Brazilian journalists look for partners for database on FIFA World Cup costs

Photo: Nelson Oliveira/Flickr

Photo: Nelson Oliveira/Flickr


By Play the Game
How much money went into the hosting of the 1950 FIFA World Cup in Brazil? And what about the 2014 World Cup? A group of Brazilian journalists has explored the costs of these events and is now planning to expand to project to cover all FIFA World Cups.

The independent project 'The Price of a World Cup' is embarking on the gathering and analysis of numbers related to the FIFA World Cups, such as the use of public money, the social impacts, the infrastructure investments and possible corruption crimes.
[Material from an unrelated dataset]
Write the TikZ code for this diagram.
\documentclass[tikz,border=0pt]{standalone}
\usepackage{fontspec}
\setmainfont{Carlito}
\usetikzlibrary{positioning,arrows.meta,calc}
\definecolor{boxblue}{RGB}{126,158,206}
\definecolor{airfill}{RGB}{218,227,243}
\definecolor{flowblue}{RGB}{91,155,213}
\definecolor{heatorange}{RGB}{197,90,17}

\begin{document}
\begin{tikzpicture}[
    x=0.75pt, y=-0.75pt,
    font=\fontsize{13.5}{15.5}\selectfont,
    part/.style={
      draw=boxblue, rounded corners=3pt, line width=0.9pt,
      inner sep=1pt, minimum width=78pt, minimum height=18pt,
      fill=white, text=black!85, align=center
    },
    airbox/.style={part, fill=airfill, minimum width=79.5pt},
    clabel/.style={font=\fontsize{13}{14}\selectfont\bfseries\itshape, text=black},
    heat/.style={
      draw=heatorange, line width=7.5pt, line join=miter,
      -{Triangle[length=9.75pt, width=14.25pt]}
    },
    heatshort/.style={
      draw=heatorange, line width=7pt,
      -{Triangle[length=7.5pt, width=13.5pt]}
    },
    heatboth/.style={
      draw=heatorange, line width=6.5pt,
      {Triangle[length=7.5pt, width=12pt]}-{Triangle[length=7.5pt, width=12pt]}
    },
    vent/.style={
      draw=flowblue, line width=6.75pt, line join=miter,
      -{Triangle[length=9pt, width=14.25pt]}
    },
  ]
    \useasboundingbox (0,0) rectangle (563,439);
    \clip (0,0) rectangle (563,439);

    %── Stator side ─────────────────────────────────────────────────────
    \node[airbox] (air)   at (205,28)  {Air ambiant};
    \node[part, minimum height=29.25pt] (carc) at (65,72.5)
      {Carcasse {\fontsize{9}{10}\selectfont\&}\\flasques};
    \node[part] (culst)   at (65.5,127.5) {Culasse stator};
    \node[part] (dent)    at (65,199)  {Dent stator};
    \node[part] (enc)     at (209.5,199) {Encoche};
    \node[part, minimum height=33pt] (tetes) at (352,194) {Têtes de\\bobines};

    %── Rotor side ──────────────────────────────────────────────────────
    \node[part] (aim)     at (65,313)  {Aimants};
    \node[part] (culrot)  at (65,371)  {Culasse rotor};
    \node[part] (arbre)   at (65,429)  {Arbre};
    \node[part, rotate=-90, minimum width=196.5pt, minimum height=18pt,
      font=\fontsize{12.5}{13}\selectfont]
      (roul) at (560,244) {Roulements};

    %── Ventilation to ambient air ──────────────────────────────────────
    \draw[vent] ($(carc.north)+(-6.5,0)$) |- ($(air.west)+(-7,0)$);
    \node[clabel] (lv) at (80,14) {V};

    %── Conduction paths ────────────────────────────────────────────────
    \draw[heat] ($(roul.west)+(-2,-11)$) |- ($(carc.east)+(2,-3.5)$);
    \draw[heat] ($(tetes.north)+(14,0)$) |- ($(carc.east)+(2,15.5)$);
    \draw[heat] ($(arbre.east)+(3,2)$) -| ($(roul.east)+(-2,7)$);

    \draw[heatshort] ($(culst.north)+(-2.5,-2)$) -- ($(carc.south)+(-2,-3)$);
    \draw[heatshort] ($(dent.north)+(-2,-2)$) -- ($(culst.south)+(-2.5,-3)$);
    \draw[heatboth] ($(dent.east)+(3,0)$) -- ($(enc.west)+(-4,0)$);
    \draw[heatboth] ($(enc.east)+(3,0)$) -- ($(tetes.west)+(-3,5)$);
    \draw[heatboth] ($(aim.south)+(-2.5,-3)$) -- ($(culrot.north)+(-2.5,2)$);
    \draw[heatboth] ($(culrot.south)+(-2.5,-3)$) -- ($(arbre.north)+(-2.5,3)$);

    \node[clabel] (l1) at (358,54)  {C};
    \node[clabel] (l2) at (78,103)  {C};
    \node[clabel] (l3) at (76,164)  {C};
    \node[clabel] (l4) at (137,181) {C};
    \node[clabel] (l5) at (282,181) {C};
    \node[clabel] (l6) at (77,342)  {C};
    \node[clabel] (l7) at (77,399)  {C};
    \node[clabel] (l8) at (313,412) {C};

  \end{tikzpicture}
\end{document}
Six Brazilian journalists, Beatriz Farrugia, Diego Salgado, Gustavo Zucchi, Jamil Chade, Marcio Dolzan and Murilo Ximenes are behind the project. The journalists have been exploring the FIFA World Cups in 1950 and 2014, both of which took place in Brazil. Now, they want to broaden up their scope and include numbers from the rest of the FIFA World Cups.
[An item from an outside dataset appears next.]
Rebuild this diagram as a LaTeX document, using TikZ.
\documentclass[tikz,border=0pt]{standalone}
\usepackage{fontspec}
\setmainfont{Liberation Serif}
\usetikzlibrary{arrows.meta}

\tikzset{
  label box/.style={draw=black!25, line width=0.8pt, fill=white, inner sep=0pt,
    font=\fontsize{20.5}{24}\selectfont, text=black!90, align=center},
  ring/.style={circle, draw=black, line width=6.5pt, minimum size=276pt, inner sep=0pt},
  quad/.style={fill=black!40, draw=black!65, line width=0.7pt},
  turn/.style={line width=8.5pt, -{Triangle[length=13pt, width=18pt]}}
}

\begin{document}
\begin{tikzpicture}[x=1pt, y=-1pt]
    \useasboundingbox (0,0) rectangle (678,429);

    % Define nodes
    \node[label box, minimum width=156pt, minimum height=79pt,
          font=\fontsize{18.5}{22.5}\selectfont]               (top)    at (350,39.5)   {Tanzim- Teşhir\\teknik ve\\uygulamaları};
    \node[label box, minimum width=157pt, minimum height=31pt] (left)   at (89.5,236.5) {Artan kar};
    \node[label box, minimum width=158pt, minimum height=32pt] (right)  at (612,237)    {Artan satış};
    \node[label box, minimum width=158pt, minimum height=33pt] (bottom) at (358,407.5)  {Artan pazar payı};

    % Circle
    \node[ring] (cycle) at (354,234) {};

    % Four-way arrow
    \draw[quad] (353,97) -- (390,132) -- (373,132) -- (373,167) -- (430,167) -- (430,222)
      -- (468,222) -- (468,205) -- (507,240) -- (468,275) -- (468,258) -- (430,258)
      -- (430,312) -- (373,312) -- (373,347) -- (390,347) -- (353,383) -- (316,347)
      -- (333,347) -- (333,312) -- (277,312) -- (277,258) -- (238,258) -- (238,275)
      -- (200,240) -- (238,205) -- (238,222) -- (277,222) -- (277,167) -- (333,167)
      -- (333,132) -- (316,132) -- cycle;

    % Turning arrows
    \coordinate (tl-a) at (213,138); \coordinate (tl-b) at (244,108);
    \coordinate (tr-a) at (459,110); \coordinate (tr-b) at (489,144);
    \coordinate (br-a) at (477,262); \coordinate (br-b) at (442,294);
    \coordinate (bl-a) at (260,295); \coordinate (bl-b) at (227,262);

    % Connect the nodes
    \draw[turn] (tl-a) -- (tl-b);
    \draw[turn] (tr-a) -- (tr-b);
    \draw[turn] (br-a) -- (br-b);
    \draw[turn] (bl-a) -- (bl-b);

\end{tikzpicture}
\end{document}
"We intent to develop the biggest database about the FIFA World Cup, available for civil society and journalists," says Beatriz Farrugia, one of the journalists involved in the project. A website containing many of the data about the 1950 and the 2014 World Cups is already in place (in Portuguese) and an English version is on the way.

"With these websites, we hope to be able contribute to the transparency surrounding the cup and assist investigative journalism that focus on the world’s biggest football event," Farrugia says.

Partner up
The journalists behind the project are welcoming anyone to contribute to their data collection. If you are a journalist, an academic, or a researcher, you can help by sending files, numbers, papers, ideas for collaboration, or dive into and explore the data already available.

The journalists involved are working on the project on their own time and accept donations that can help fund their research.

"We are always looking for opportunities that can keep us investigating the theme, such as partnerships with universities, international associations and/or NGOs," Farrugia says.